_Task details_
Set down all of the data that follows word for word, without the images.

_Data segment_
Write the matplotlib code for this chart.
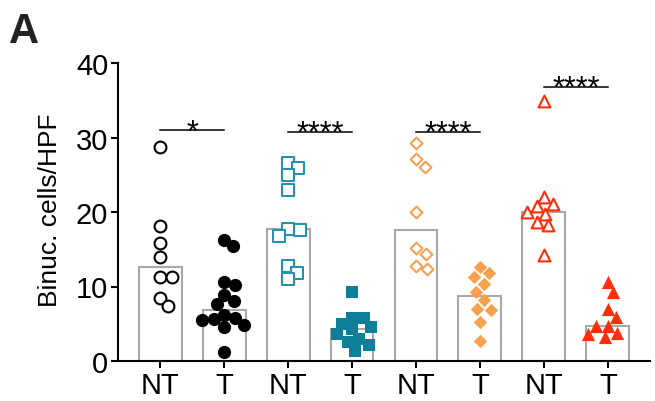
import numpy as np
import matplotlib
matplotlib.use("Agg")
import matplotlib.pyplot as plt

plt.rcParams['font.family'] = ['Liberation Sans', 'DejaVu Sans']

# ===== DATA =====
tick_labels = ["NT", "T", "NT", "T", "NT", "T", "NT", "T"]

g1_nt = [28.7, 18.1, 15.9, 14.0, 11.3, 11.3, 8.5, 7.4]
g1_t = [16.3, 15.4, 10.6, 10.2, 8.8, 8.1, 7.6, 6.2, 5.8, 5.6, 5.5, 4.8, 4.6, 1.2]
g2_nt = [26.6, 25.9, 24.9, 23.0, 17.75, 17.6, 16.75, 12.8, 11.85, 10.95]
g2_t = [9.3, 5.8, 5.8, 5.0, 4.6, 4.25, 3.6, 3.0, 2.6, 2.2, 1.4]
g3_nt = [29.2, 27.1, 26.1, 20.0, 15.2, 14.4, 12.7, 12.4]
g3_t = [12.65, 11.75, 11.3, 10.4, 9.25, 8.2, 7.0, 6.9, 5.2, 2.7]
g4_nt = [34.9, 22.0, 21.1, 20.8, 20.0, 19.75, 18.6, 18.2, 14.2]
g4_t = [10.6, 9.2, 7.0, 5.9, 4.7, 4.7, 3.8, 3.6, 3.2]

groups = [g1_nt, g1_t, g2_nt, g2_t, g3_nt, g3_t, g4_nt, g4_t]

sig_pairs = [(0, 1), (2, 3), (4, 5), (6, 7)]
sig_y = [31.0, 30.8, 30.8, 36.8]
sig_text = ["*", "****", "****", "****"]

# ===== STYLE =====
colors = ["black", "black", "#2493AD", "#0E7F99",
          "#F9A04E", "#F9A04E", "#FF2D0A", "#FF2D0A"]
markers = ["o", "o", "s", "s", "D", "D", "^", "^"]
sizes = [8.5, 9.5, 8.0, 9.0, 6.0, 6.8, 8.5, 9.5]
filled = [False, True, False, True, False, True, False, True]


def swarm_offsets(values, ax, diam_px):
    # simple beeswarm in pixel space, returned in data units
    vals = np.asarray(values, dtype=float)
    ys = ax.transData.transform(np.column_stack([np.zeros(len(vals)), vals]))[:, 1]
    px_per_unit = ax.transData.transform((1, 0))[0] - ax.transData.transform((0, 0))[0]
    xs = np.zeros(len(vals))
    placed = []
    for i in np.argsort(-ys):
        y = ys[i]
        cands = [0.0]
        for px, py in placed:
            dy = y - py
            if abs(dy) < diam_px:
                dx = np.sqrt(diam_px ** 2 - dy ** 2)
                cands += [px + dx, px - dx]
        cands.sort(key=abs)
        for c in cands:
            if all((c - px) ** 2 + (y - py) ** 2 >= diam_px ** 2 - 1e-6 for px, py in placed):
                xs[i] = c
                break
        placed.append((xs[i], y))
    return xs / px_per_unit


fig = plt.figure(figsize=(6.55, 4.02), dpi=100)
ax = fig.add_axes([118 / 655, 40 / 402, (650 - 118) / 655, (362 - 64) / 402])
ax.set_xlim(-0.66, 7.66)
ax.set_ylim(0, 40)

x = np.arange(len(groups))

# median bars
medians = [np.median(g) for g in groups]
ax.bar(x, medians, width=0.67, color="white", edgecolor="#A8A8A8",
       linewidth=1.5, zorder=1)

# points
for i, g in enumerate(groups):
    offs = swarm_offsets(g, ax, 11.5)
    if filled[i]:
        ax.scatter(x[i] + offs, g, s=sizes[i] ** 2, marker=markers[i],
                   color=colors[i], linewidths=0, zorder=3, clip_on=False)
    else:
        ax.scatter(x[i] + offs, g, s=sizes[i] ** 2, marker=markers[i],
                   facecolors="white", edgecolors=colors[i], linewidths=1.5,
                   zorder=3, clip_on=False)

# significance lines
for (a, b), yy, txt in zip(sig_pairs, sig_y, sig_text):
    ax.plot([a, b], [yy, yy], color="black", linewidth=1.1, zorder=4)
    ax.annotate(txt, xy=((a + b) / 2, yy), xytext=(0, -7.5),
                textcoords="offset points", ha="center", va="baseline",
                fontsize=22)

# axes styling
for side in ["top", "right"]:
    ax.spines[side].set_visible(False)
ax.spines["left"].set_linewidth(1.5)
ax.spines["bottom"].set_linewidth(1.5)
ax.spines["left"].set_bounds(0, 40)

ax.set_yticks([0, 10, 20, 30, 40])
ax.set_xticks(x)
ax.set_xticklabels(tick_labels)
ax.tick_params(axis="both", width=1.5, length=5, labelsize=21, pad=2)

fig.text(50 / 655, 1 - 210 / 402, "Binuc. cells/HPF", rotation=90,
         ha="center", va="center", fontsize=19)
fig.text(9 / 655, 1 - 43 / 402, "A", fontsize=30, fontweight="bold",
         ha="left", va="baseline", color="#222222")

fig.savefig("out.png", dpi=100)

_Result for this task_
Write the matplotlib code for this chart.
import numpy as np
import matplotlib
matplotlib.use("Agg")
import matplotlib.pyplot as plt

plt.rcParams['font.family'] = ['Liberation Sans', 'DejaVu Sans']

# ===== DATA =====
tick_labels = ["NT", "T", "NT", "T", "NT", "T", "NT", "T"]

g1_nt = [28.7, 18.1, 15.9, 14.0, 11.3, 11.3, 8.5, 7.4]
g1_t = [16.3, 15.4, 10.6, 10.2, 8.8, 8.1, 7.6, 6.2, 5.8, 5.6, 5.5, 4.8, 4.6, 1.2]
g2_nt = [26.6, 25.9, 24.9, 23.0, 17.75, 17.6, 16.75, 12.8, 11.85, 10.95]
g2_t = [9.3, 5.8, 5.8, 5.0, 4.6, 4.25, 3.6, 3.0, 2.6, 2.2, 1.4]
g3_nt = [29.2, 27.1, 26.1, 20.0, 15.2, 14.4, 12.7, 12.4]
g3_t = [12.65, 11.75, 11.3, 10.4, 9.25, 8.2, 7.0, 6.9, 5.2, 2.7]
g4_nt = [34.9, 22.0, 21.1, 20.8, 20.0, 19.75, 18.6, 18.2, 14.2]
g4_t = [10.6, 9.2, 7.0, 5.9, 4.7, 4.7, 3.8, 3.6, 3.2]

groups = [g1_nt, g1_t, g2_nt, g2_t, g3_nt, g3_t, g4_nt, g4_t]

sig_pairs = [(0, 1), (2, 3), (4, 5), (6, 7)]
sig_y = [31.0, 30.8, 30.8, 36.8]
sig_text = ["*", "****", "****", "****"]

# ===== STYLE =====
colors = ["black", "black", "#2493AD", "#0E7F99",
          "#F9A04E", "#F9A04E", "#FF2D0A", "#FF2D0A"]
markers = ["o", "o", "s", "s", "D", "D", "^", "^"]
sizes = [8.5, 9.5, 8.0, 9.0, 6.0, 6.8, 8.5, 9.5]
filled = [False, True, False, True, False, True, False, True]


def swarm_offsets(values, ax, diam_px):
    # simple beeswarm in pixel space, returned in data units
    vals = np.asarray(values, dtype=float)
    ys = ax.transData.transform(np.column_stack([np.zeros(len(vals)), vals]))[:, 1]
    px_per_unit = ax.transData.transform((1, 0))[0] - ax.transData.transform((0, 0))[0]
    xs = np.zeros(len(vals))
    placed = []
    for i in np.argsort(-ys):
        y = ys[i]
        cands = [0.0]
        for px, py in placed:
            dy = y - py
            if abs(dy) < diam_px:
                dx = np.sqrt(diam_px ** 2 - dy ** 2)
                cands += [px + dx, px - dx]
        cands.sort(key=abs)
        for c in cands:
            if all((c - px) ** 2 + (y - py) ** 2 >= diam_px ** 2 - 1e-6 for px, py in placed):
                xs[i] = c
                break
        placed.append((xs[i], y))
    return xs / px_per_unit


fig = plt.figure(figsize=(6.55, 4.02), dpi=100)
ax = fig.add_axes([118 / 655, 40 / 402, (650 - 118) / 655, (362 - 64) / 402])
ax.set_xlim(-0.66, 7.66)
ax.set_ylim(0, 40)

x = np.arange(len(groups))

# median bars
medians = [np.median(g) for g in groups]
ax.bar(x, medians, width=0.67, color="white", edgecolor="#A8A8A8",
       linewidth=1.5, zorder=1)

# points
for i, g in enumerate(groups):
    offs = swarm_offsets(g, ax, 11.5)
    if filled[i]:
        ax.scatter(x[i] + offs, g, s=sizes[i] ** 2, marker=markers[i],
                   color=colors[i], linewidths=0, zorder=3, clip_on=False)
    else:
        ax.scatter(x[i] + offs, g, s=sizes[i] ** 2, marker=markers[i],
                   facecolors="white", edgecolors=colors[i], linewidths=1.5,
                   zorder=3, clip_on=False)

# significance lines
for (a, b), yy, txt in zip(sig_pairs, sig_y, sig_text):
    ax.plot([a, b], [yy, yy], color="black", linewidth=1.1, zorder=4)
    ax.annotate(txt, xy=((a + b) / 2, yy), xytext=(0, -7.5),
                textcoords="offset points", ha="center", va="baseline",
                fontsize=22)

# axes styling
for side in ["top", "right"]:
    ax.spines[side].set_visible(False)
ax.spines["left"].set_linewidth(1.5)
ax.spines["bottom"].set_linewidth(1.5)
ax.spines["left"].set_bounds(0, 40)

ax.set_yticks([0, 10, 20, 30, 40])
ax.set_xticks(x)
ax.set_xticklabels(tick_labels)
ax.tick_params(axis="both", width=1.5, length=5, labelsize=21, pad=2)

fig.text(50 / 655, 1 - 210 / 402, "Binuc. cells/HPF", rotation=90,
         ha="center", va="center", fontsize=19)
fig.text(9 / 655, 1 - 43 / 402, "A", fontsize=30, fontweight="bold",
         ha="left", va="baseline", color="#222222")

fig.savefig("out.png", dpi=100)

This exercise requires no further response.